The book makes a serious effort to explain the fundamental paradox facing Myanmar the military junta is still at the helm of affairs in the country despite growing popular unrest and international pressure. The story runs along two important landscapes domestic political equations and the evolving geostrategic equations in the immediate neighbourhood. Both these themes have been matters of intense deliberations among the academic community and policymakers in their attempt to find answers to the two important questions mentioned above. While addressing these issues, the book rightly questions the prevailing tendency of looking at the issue of Myanmar from the prism of political processes and calls for a much needed rigorous examination of the domestic (social, economic, and cultural) and foreign relations both in historical and current contexts. In other words, the British colonial legacy plays an equally important role in shaping the political processes in the country as the present role of the military in the country. However, the book does not attempt to probe deeper into the impact of the British colonial legacy on todays society and politics and confines itself to discussing contemporary history, which is in itself is a very challenging task.
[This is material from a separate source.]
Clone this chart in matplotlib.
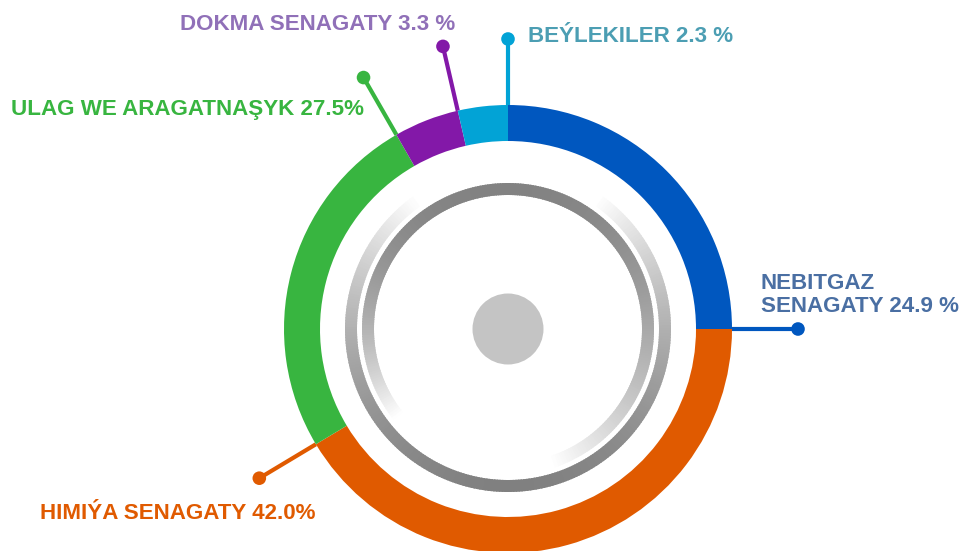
import numpy as np
import matplotlib
matplotlib.use("Agg")
import matplotlib.pyplot as plt
from matplotlib.patches import Wedge, Circle

# ---- data ----
categories = ["NEBITGAZ\nSENAGATY", "HIMIÝA SENAGATY", "ULAG WE ARAGATNAŞYK",
              "DOKMA SENAGATY", "BEÝLEKILER"]
label_pct = [24.9, 42.0, 27.5, 3.3, 2.3]          # percentages printed on the chart
slice_share = [25.0, 41.4, 25.3, 4.7, 3.6]        # arc sizes as drawn in the picture
label_fmt = ["{} {:.1f} %", "{} {:.1f}%", "{} {:.1f}%", "{} {:.1f} %", "{} {:.1f} %"]

slice_colors = ["#0057BF", "#E05A00", "#38B540", "#8318A8", "#02A3D6"]
text_colors = ["#4A6FA3", "#E05A00", "#38B540", "#9070B8", "#4C9EB3"]

W, H = 967, 551
fig = plt.figure(figsize=(W / 100, H / 100), dpi=100)
ax = fig.add_axes([0, 0, 1, 1])

cx, cy = 508, H - 329
r_out, ring_w = 224, 36
r_dot = 290

wedges, _ = ax.pie(slice_share, radius=r_out, center=(cx, cy), startangle=90,
                   counterclock=False, colors=slice_colors,
                   wedgeprops=dict(width=ring_w, linewidth=0, zorder=3))

# leader lines at the clockwise end of each slice
for w, col in zip(wedges, slice_colors):
    a = np.deg2rad(w.theta1)
    x0, y0 = cx + r_out * np.cos(a), cy + r_out * np.sin(a)
    x1, y1 = cx + r_dot * np.cos(a), cy + r_dot * np.sin(a)
    ax.plot([x0, x1], [y0, y1], color=col, lw=3.0, solid_capstyle="butt", zorder=2)
    ax.add_patch(Circle((x1, y1), 6.8, color=col, zorder=4, lw=0))

# decorative gradient rings
def gray(level):
    v = min(max(level, 0), 255) / 255.0
    return (v, v, v)

step = 1.0
for k in np.arange(0, 360, step):
    phi = k + step / 2  # clockwise from top
    # inner ring: dark at top
    if phi <= 180:
        t = min(phi / 162.0, 1.0); p = 2.0
    else:
        t = min((360 - phi) / 128.0, 1.0); p = 2.6
    lvl = 0x82 + (255 - 0x82) * t ** p
    th1 = 90 - (k + step) - 0.3
    th2 = 90 - k + 0.3
    if lvl < 254:
        ax.add_patch(Wedge((cx, cy), 146, th1, th2, width=12, facecolor=gray(lvl),
                           edgecolor="none", lw=0, zorder=1))
    # outer ring: dark at bottom
    psi = abs(phi - 180)
    t2 = min(psi / 145.0, 1.0)
    lvl2 = 0x80 + (255 - 0x80) * t2 ** 2.0
    if lvl2 < 254:
        ax.add_patch(Wedge((cx, cy), 163, th1, th2, width=12, facecolor=gray(lvl2),
                           edgecolor="none", lw=0, zorder=1))

ax.add_patch(Circle((cx, cy), 35.5, color="#C4C4C4", lw=0, zorder=2))

# labels
font = dict(family=["Liberation Sans", "DejaVu Sans"], weight="bold", fontsize=16.1)
label_pos = [(761, 312), (40, 519), (11, 115), (180, 30), (528, 42.5)]
for cat, pct, fmt, col, (lx, ly) in zip(categories, label_pct, label_fmt, text_colors, label_pos):
    ax.text(lx, H - ly, fmt.format(cat, pct), color=col, ha="left", va="baseline",
            linespacing=1.15, **font)

ax.set_xlim(0, W)
ax.set_ylim(0, H)
ax.set_aspect("equal")
ax.axis("off")
fig.savefig("out.png", dpi=100)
The most important strength of the book lies in its analysis of the ability of the military regime to survive and sustain itself against both domestic and international opposition. The book puts forth three important reasons, which also bring out key strategies adopted by the military to maintain and further entrench its control over the national politics of the country. First, the military embarked in the 1990s on a massive recruitment of unemployed people from the rural areas and the comprehensive modernization of its weapons through external procurement mainly from China, Israel, and Singapore. Such a policy seems to have enabled the military to further increase its numerical strength, consolidate its political position and extend its control over the rural areas. The military has also controlled various corporations, such as the Union of Myanmar Holding Corporation, which controls roughly 20 per cent of the country’s GNP and it seems that the military is modelling itself along the lines of the Indonesian military of the Suharto era, which not only managed both military and civil functions but also owned various companies and foundations.

Second, in order to further consolidate its political positions within the country, the military has consistently followed a strategy of circumscribing any political or social opposition, whether at the village, town, district, provincial, or national level. In its effort to terminate popular or political dissent, the junta has applied arrests, physical torture, banning of protests, use of gun-power against the protestors, disappearances and the continued house-arrest of the leader of the National League for Democracy (NLD), Aung San Suu Kyi. The military regime applied these means extensively and brutally following the 1988 protests, which led to large-scale deaths of people, and the arrests and disappearance of important mid-rank leaders of the NLD.

Finally, faced with the continued boycott and economic sanctions from the Western world, the military regime has focused on developing closer ties with three important players in Asia: China, India and ASEAN. The geostrategic location of Myanmar and the pattern of relationship between these players have further enabled the military regime to extract maximum political and economic concessions from its neighbourhood and blunt the thrust of Western criticism of large-scale human-rights violations and an impending humanitarian disaster in the country. Meanwhile, China, India and ASEAN have been jockeying for greater strategic influence over the country. Myanmar’s growing relationship with China in the late 1980s and early 1990s and the rise of China prompted both India and ASEAN to begin, what has been termed as constructive engagement. The continuing Sino-Indian rivalry and the discovery of large amounts of natural gas in Myanmar and the growing energy needs of China and India further allowed the military to secure political, military and economic support from both China and India.

The book has its some limitations in terms of a few unsubstantiated assumptions. It is debatable whether it is the geostrategic position of the country that has made Myanmar a strategically important country, or the nature and dynamics of the ASEAN-China, Sino-Indian, and India-ASEAN relationships. The fundamental question is, would Myanmar’s geostrategic position have a similar degree of significance, had the nature of Sino-Indian and China-ASEAN relationship been cooperative and peaceful? A related question can be, is the military regime of Myanmar actually capitalizing on its geostrategic location or simply taking advantage of the conflictual nature of relationship between India and China?

Another important assumption the book makes is that the economic hardships of the common people, while certainly considerable, do not appear to have reached the level of desperation that would provide anti-regime movements with an unstoppable momentum (p. ix.). Such a generalization is difficult to prove. Can we ascertain what level of hardship is strong enough to cause popular uprising in any country? Moreover, the degree of desperation needs to be examined and explained in relation to other experiences of successful and failed popular movements.

Backed with factual details in the appendices and very lucidly written, the book makes an important contribution towards the understanding of Myanmar, a country from which information is not easily obtained. The book will certainly help students and scholars of Myanmar in understanding the behaviour of the country’s military regime and their ability to accept or reject political change in the country.